В тот день он долго сидел в кабине – качал рулями, щелкал тумблерами,
вслушивался в гул моторов. В этом усердии постепенно распалялся, нервничал,
долго не мог приладить парашютные лямки. Наконец вслед за другими порулил на
старт. Широкая, плотно укатанная снежная полоса лежала впереди до самого,
казалось, горизонта. Моторы выведены на полный режим, отпущены тормоза. Машина
ринулась вперед. Но вдруг все больше и больше стала забирать вправо, сошла с
утрамбованного наста и вздымая целый смерч свежего снега, пропахивая белую
целину, зарылась по самый фюзеляж в сугробы. Двигатели, надрываясь в реве,
больше не тянут, винты рубят снег, шасси не выдерживают, и самолет, ломая
подкосы, тяжело оседает на живот.
Из пилотской кабины, не торопясь, выходит Клотарь. Деловым взглядом осматривает
машину, переговаривается с экипажем. Выпрыгнули через пулеметную турель стрелки,
открыл верхний люк штурман, но выходить не торопится. Замешкался.
Неожиданно из-под моторных капотов показался огонь.
– Выходи! – командует Клотарь штурману, но тот по-прежнему копошится в кабине.
К самолету бегут люди. За ними мчит полуторка с пожарными баллонами, но
пробиться к огню даже по пропаханному самолетом следу не может. Огонь еще
больше набирает силу, уже лижет крыло полное бензина, охватывает фюзеляж.
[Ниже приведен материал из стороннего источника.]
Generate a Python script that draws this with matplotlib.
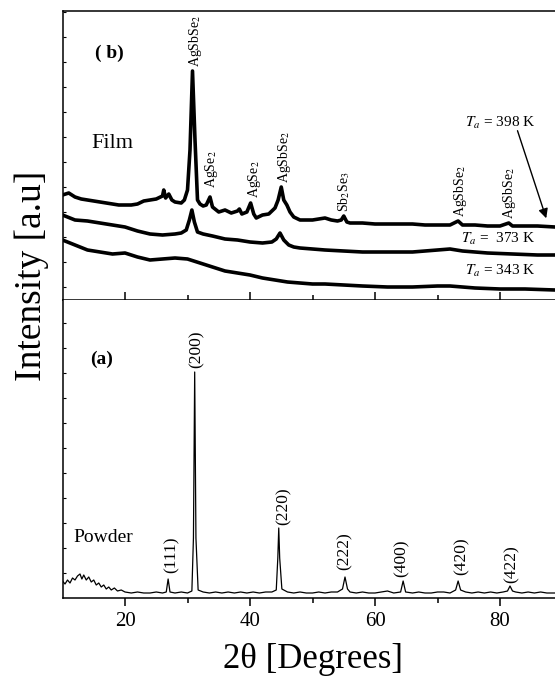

Там в
люках на всех замках – бомбы.
Люди набрасываются на пламя, но оно с гулом растет и уже угрожает всем, кто
вступил с ним в единоборство.
– Выходи, выходи! – кричат Мельнику, хотя уже все знают, что от деформации
штурманской кабины в гармошках металла зажата в пятке его нога, и все попытки
вырвать ее безуспешны. Теперь к нему не пробиться. Мельник видит, как огонь,
охвативший весь самолет, вот-вот взорвет баки и бомбы, и сам во все горло
кричит на тех, кто мечется вокруг огня, пытаясь его унять:
– От самолета! Все вон от самолета! Сейчас будут рваться бомбы!
Да, больше оставаться рядом с огнем нельзя. Взрыв неминуем в любой ближайший
миг. Назревала гибель десятков людей. Теперь от самолета всех торопили и
командиры. Люди отступают. Но кто-то медлит, и майор Тихонов стреляет в воздух,
гоня их от самолета и сам бежит последним, постоянно оглядываясь.